---------- Working data ----------

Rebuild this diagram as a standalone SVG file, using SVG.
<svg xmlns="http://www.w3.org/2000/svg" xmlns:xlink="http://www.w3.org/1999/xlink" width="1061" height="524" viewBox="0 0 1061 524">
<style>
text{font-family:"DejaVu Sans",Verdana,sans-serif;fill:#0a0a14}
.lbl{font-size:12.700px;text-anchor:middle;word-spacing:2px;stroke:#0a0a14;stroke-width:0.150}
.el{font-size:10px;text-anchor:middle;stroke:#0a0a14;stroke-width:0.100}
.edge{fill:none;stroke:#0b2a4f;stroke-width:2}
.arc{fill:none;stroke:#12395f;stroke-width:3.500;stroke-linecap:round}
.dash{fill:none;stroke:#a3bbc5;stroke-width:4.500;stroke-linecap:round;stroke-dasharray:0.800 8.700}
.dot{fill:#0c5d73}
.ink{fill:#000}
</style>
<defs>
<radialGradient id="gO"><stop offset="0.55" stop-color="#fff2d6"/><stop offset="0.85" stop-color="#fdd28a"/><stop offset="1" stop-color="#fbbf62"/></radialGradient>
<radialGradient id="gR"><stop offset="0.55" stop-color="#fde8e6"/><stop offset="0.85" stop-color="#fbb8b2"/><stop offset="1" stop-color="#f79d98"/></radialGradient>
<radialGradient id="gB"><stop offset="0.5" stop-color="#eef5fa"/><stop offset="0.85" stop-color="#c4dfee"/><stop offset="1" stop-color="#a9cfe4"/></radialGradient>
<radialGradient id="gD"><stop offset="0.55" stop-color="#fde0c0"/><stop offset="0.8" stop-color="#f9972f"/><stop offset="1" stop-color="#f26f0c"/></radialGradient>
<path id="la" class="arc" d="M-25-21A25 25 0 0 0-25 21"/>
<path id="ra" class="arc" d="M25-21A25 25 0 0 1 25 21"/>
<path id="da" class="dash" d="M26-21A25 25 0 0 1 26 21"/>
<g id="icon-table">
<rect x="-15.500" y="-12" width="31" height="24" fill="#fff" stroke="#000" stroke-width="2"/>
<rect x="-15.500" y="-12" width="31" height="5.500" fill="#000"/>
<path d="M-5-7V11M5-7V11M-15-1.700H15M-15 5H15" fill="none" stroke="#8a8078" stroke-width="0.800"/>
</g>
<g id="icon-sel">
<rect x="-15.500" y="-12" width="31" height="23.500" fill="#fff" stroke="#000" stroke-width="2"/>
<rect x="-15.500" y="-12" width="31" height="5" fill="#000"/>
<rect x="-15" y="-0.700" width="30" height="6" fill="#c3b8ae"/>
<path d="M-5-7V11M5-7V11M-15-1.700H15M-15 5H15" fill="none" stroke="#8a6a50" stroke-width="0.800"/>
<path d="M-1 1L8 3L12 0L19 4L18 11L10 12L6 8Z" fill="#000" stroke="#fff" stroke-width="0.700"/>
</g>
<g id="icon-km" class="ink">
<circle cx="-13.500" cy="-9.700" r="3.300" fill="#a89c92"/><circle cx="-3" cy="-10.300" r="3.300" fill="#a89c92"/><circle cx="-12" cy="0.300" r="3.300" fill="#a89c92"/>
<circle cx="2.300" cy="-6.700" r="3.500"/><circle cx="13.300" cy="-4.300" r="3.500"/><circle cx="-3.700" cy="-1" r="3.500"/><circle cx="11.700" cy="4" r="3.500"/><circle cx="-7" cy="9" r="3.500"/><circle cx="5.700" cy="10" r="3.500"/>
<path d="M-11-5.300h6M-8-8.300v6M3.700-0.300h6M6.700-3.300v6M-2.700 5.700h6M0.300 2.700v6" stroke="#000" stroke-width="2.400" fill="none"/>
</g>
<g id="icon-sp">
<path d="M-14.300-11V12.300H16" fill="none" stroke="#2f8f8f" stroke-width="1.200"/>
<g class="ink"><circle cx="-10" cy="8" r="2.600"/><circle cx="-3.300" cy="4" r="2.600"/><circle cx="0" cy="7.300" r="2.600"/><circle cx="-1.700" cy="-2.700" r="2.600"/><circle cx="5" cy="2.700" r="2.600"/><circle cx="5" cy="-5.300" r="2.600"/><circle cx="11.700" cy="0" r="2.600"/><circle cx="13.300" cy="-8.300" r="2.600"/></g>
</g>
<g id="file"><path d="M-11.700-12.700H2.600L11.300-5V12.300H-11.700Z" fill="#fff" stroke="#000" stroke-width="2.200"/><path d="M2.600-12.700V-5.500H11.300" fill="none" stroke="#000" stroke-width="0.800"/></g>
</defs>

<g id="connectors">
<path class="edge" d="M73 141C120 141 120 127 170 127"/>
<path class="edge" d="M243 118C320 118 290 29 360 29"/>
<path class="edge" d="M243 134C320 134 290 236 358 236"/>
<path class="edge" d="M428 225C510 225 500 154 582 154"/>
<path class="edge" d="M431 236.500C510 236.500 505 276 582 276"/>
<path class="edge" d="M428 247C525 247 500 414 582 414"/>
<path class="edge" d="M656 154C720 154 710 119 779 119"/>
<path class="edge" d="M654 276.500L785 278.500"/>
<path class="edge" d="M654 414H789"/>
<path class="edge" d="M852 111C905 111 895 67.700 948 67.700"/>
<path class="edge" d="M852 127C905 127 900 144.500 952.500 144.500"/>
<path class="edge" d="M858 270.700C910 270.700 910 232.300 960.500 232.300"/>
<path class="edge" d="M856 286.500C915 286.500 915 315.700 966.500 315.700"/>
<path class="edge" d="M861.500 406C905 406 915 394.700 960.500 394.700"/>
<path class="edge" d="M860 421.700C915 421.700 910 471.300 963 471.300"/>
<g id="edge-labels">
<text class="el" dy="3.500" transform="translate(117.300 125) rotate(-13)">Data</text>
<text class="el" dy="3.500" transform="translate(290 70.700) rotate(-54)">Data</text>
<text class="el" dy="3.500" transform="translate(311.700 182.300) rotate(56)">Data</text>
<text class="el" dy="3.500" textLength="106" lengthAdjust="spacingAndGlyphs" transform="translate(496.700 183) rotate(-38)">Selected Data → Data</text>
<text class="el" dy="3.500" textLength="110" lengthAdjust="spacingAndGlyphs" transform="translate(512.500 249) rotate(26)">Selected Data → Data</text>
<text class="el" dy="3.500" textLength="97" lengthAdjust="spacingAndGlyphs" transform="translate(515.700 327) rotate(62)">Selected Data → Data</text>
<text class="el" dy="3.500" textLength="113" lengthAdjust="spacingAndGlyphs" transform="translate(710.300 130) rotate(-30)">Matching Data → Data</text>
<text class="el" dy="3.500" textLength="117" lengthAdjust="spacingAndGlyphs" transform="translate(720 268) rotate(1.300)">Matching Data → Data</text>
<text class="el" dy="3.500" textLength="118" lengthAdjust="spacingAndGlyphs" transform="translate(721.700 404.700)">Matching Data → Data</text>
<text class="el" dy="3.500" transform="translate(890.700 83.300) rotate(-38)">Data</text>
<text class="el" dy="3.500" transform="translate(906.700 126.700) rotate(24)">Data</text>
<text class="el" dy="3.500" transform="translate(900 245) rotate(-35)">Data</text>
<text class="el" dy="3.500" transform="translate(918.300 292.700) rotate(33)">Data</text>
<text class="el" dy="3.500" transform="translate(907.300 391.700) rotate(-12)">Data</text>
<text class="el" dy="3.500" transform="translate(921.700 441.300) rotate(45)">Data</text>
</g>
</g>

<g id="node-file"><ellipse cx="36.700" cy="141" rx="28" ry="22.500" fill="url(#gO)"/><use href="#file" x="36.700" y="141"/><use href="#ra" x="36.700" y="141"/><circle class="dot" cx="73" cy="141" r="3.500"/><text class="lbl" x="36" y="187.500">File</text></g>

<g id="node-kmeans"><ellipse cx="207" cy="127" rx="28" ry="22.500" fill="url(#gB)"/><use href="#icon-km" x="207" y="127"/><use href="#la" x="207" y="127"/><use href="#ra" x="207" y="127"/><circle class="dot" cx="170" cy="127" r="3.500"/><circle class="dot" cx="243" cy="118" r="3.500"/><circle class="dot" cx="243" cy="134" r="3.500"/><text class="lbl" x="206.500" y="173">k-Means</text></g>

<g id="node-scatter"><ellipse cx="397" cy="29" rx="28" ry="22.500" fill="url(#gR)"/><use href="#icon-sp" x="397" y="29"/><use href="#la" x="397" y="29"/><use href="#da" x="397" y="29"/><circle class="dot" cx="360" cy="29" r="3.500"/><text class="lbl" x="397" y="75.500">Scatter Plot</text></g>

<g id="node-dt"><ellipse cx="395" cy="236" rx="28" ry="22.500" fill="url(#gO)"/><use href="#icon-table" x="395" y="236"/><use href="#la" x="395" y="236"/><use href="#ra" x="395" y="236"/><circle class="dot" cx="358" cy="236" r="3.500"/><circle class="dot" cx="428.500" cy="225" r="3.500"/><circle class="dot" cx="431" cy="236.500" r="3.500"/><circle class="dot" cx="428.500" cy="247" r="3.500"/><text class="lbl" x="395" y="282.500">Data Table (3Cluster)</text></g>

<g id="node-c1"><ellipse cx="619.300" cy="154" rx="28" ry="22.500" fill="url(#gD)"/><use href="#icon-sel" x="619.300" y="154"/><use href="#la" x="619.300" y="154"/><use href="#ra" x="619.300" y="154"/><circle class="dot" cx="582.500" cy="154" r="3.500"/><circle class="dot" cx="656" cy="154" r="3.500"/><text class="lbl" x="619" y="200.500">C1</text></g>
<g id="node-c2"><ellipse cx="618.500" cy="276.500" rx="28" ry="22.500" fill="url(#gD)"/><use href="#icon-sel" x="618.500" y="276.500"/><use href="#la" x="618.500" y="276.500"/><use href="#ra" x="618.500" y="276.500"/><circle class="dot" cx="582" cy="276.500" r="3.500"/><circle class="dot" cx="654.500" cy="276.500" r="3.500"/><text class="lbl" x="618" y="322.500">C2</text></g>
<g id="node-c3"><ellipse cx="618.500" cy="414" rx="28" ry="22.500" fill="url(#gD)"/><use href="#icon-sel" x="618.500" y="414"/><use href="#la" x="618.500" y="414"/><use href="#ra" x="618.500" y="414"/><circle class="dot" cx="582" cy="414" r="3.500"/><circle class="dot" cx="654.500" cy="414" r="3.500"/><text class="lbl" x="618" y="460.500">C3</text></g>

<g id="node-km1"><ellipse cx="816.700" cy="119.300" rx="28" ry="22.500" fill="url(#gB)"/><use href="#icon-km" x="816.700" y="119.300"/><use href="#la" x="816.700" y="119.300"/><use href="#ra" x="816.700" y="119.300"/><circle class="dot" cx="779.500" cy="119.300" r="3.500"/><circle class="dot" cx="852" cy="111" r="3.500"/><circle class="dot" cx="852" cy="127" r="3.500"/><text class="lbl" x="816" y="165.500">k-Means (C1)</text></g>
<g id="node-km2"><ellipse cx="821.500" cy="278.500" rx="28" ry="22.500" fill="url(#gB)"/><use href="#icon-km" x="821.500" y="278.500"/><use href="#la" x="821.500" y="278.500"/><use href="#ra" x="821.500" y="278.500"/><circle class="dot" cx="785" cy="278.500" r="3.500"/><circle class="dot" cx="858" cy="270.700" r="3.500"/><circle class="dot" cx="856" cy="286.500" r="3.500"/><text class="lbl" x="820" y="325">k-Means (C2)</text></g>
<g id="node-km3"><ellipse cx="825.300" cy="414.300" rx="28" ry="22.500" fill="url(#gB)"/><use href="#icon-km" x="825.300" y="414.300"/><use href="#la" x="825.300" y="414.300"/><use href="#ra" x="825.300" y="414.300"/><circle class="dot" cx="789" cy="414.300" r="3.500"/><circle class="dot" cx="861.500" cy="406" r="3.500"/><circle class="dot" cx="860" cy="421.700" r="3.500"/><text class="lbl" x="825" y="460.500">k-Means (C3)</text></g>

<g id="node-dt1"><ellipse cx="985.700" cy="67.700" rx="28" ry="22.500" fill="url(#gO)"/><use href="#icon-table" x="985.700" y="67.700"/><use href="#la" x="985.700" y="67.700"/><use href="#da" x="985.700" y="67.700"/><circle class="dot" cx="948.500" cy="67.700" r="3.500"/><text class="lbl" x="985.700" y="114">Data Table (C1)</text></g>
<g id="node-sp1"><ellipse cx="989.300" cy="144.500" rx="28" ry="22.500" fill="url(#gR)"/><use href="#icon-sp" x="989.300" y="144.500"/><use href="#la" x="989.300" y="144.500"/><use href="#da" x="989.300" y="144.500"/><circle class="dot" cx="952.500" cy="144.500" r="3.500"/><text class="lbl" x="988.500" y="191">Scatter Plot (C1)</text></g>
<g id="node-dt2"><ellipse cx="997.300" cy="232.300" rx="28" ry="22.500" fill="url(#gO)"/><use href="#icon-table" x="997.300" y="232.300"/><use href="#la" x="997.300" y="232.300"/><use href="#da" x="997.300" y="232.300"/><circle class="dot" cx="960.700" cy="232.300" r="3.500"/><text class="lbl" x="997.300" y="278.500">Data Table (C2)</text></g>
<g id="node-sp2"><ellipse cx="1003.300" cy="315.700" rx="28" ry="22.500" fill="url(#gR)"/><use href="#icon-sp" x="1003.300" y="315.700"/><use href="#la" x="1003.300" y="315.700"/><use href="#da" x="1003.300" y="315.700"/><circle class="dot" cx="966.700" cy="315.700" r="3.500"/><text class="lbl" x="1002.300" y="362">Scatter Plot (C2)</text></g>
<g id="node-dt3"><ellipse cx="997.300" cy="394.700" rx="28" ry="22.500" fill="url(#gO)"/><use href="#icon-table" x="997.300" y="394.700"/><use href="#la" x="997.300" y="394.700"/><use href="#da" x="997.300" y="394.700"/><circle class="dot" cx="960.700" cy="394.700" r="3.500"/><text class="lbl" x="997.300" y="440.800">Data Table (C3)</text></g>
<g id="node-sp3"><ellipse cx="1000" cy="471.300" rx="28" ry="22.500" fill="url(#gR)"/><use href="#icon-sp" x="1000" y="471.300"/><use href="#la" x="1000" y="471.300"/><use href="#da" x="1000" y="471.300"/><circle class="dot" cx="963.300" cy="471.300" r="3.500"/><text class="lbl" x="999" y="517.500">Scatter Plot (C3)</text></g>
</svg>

----------
---------- Working data ----------

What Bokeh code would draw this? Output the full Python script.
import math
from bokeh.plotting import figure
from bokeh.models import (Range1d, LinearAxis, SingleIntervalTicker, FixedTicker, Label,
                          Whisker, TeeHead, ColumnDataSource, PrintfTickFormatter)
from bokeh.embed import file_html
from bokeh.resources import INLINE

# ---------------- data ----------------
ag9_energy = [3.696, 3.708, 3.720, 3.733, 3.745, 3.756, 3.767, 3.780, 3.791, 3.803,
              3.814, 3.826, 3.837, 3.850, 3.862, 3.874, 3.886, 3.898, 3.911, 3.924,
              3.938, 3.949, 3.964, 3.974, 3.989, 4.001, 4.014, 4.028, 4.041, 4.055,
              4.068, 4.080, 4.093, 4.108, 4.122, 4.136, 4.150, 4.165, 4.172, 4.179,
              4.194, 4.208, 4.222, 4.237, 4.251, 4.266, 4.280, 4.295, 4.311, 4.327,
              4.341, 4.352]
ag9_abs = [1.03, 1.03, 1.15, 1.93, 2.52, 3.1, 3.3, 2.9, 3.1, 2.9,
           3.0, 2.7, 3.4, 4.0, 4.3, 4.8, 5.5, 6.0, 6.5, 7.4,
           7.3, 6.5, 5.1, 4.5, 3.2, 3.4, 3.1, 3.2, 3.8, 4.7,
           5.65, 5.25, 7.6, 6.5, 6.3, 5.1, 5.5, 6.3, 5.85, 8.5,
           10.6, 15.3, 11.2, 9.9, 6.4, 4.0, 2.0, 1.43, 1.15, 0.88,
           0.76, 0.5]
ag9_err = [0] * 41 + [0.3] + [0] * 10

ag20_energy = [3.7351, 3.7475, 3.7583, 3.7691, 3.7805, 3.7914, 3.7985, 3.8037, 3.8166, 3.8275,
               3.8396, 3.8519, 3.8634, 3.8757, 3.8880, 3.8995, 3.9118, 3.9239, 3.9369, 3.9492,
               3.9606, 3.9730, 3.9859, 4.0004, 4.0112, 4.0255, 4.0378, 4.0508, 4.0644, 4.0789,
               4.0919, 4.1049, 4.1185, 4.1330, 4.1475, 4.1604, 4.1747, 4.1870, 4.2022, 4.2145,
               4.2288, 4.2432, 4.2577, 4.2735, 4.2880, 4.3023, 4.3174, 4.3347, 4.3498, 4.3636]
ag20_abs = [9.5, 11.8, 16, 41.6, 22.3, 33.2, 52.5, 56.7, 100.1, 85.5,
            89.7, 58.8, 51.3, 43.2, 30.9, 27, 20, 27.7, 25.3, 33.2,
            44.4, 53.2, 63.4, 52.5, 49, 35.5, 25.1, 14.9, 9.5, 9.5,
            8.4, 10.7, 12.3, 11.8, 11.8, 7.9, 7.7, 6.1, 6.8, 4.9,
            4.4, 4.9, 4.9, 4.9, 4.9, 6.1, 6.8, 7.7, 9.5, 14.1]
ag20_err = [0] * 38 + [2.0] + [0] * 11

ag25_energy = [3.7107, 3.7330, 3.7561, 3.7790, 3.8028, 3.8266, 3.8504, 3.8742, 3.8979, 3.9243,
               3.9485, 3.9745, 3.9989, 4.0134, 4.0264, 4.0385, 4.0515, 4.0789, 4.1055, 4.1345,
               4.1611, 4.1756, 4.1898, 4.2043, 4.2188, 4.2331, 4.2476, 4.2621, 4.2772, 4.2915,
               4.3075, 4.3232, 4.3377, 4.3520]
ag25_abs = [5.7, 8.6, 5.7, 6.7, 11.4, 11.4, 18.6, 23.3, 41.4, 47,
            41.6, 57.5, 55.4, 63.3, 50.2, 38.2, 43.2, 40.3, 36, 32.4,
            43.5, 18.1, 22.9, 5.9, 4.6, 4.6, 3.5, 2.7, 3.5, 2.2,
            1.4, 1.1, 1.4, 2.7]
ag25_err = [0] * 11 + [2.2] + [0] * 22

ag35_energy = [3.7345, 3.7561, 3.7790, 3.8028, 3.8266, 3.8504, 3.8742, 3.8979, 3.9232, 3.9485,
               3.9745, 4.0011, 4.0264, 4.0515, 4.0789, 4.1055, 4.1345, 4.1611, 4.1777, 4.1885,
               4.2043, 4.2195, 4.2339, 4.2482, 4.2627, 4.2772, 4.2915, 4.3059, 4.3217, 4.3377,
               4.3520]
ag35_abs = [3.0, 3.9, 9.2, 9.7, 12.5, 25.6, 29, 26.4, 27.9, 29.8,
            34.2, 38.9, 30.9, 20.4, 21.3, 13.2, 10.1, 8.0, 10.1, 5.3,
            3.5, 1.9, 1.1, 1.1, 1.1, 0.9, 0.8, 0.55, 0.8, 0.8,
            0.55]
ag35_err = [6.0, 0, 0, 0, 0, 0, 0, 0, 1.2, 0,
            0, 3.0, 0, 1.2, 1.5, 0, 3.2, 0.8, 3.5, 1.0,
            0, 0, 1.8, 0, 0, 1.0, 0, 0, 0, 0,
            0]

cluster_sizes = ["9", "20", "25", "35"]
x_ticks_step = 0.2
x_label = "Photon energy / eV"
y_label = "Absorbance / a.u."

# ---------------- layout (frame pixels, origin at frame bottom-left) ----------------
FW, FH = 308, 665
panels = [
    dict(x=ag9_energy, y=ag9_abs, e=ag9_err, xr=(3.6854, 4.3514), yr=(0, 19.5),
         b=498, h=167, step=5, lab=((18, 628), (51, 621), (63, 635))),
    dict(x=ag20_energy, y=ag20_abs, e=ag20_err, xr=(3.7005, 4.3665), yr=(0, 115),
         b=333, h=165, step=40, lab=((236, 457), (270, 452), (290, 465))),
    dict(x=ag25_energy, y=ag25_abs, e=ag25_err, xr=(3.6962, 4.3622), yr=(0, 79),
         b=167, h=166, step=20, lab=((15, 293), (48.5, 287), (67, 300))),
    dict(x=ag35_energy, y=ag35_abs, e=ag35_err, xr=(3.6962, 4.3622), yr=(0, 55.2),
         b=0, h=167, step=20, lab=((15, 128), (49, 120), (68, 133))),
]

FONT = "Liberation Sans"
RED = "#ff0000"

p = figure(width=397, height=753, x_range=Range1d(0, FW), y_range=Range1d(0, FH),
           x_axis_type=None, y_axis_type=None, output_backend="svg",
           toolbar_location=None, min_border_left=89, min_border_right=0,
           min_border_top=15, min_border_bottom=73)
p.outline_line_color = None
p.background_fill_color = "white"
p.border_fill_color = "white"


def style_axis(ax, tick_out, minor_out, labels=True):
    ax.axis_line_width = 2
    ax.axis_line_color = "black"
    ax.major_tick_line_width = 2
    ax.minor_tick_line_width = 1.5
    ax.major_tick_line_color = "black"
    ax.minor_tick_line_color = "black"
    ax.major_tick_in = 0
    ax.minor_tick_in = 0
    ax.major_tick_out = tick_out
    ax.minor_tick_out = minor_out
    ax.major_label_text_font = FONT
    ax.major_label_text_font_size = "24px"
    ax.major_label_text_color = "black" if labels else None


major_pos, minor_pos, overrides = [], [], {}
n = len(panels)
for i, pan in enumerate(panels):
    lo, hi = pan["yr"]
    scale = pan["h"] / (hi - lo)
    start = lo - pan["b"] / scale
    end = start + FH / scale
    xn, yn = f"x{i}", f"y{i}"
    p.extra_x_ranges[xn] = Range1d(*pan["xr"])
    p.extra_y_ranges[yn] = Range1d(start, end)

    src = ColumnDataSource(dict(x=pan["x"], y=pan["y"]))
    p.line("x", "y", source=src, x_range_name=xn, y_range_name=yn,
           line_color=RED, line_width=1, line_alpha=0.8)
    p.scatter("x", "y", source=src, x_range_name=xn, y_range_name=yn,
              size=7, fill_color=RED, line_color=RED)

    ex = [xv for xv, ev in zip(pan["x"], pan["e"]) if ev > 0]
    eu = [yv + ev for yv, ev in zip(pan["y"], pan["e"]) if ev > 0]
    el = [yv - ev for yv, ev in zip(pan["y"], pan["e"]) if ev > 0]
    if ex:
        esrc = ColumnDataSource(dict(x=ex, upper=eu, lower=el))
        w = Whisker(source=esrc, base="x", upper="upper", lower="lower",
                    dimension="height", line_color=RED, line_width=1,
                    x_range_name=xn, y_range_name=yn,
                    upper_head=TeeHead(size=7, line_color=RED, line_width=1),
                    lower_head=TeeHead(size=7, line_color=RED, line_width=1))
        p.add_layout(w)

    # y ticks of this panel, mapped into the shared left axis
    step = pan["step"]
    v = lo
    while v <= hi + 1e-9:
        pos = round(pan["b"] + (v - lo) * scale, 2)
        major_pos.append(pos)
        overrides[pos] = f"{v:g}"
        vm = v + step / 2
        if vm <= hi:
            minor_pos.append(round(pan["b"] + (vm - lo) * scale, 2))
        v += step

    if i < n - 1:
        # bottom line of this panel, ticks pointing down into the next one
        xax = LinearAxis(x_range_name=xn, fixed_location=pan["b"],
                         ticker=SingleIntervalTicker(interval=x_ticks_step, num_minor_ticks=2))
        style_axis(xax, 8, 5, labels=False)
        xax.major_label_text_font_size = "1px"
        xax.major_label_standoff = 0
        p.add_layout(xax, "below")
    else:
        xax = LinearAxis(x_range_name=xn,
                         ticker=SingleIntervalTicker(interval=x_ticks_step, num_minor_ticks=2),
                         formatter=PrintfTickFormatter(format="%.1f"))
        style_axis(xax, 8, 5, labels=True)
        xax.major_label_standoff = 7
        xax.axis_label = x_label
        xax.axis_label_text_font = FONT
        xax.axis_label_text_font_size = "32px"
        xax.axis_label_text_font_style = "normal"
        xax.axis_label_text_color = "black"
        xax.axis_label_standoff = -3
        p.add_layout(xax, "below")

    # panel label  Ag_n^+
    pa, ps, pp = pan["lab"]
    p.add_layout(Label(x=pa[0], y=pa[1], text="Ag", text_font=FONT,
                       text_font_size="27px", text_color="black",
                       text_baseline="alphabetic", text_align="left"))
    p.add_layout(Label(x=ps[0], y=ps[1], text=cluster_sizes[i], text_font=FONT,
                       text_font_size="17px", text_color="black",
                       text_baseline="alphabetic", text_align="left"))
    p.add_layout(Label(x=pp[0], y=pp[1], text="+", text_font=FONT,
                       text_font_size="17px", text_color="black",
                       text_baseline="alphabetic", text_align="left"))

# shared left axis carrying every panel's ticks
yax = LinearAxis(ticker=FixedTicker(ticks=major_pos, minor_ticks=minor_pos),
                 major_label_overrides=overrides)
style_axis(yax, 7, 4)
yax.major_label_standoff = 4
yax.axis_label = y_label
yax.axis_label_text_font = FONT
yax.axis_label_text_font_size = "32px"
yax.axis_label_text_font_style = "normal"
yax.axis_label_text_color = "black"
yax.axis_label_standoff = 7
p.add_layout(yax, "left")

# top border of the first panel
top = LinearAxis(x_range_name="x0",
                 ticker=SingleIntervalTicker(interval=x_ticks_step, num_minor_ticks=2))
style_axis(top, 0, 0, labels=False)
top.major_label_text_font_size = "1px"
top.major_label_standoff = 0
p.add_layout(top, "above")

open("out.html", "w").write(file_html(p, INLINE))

----------

The lines to extract from the data above begin with the line containing "What Bokeh code" and end with the line containing "from bokeh.resources import INLINE". Extract them exactly, including both.

**Final result:**
What Bokeh code would draw this? Output the full Python script.
import math
from bokeh.plotting import figure
from bokeh.models import (Range1d, LinearAxis, SingleIntervalTicker, FixedTicker, Label,
                          Whisker, TeeHead, ColumnDataSource, PrintfTickFormatter)
from bokeh.embed import file_html
from bokeh.resources import INLINE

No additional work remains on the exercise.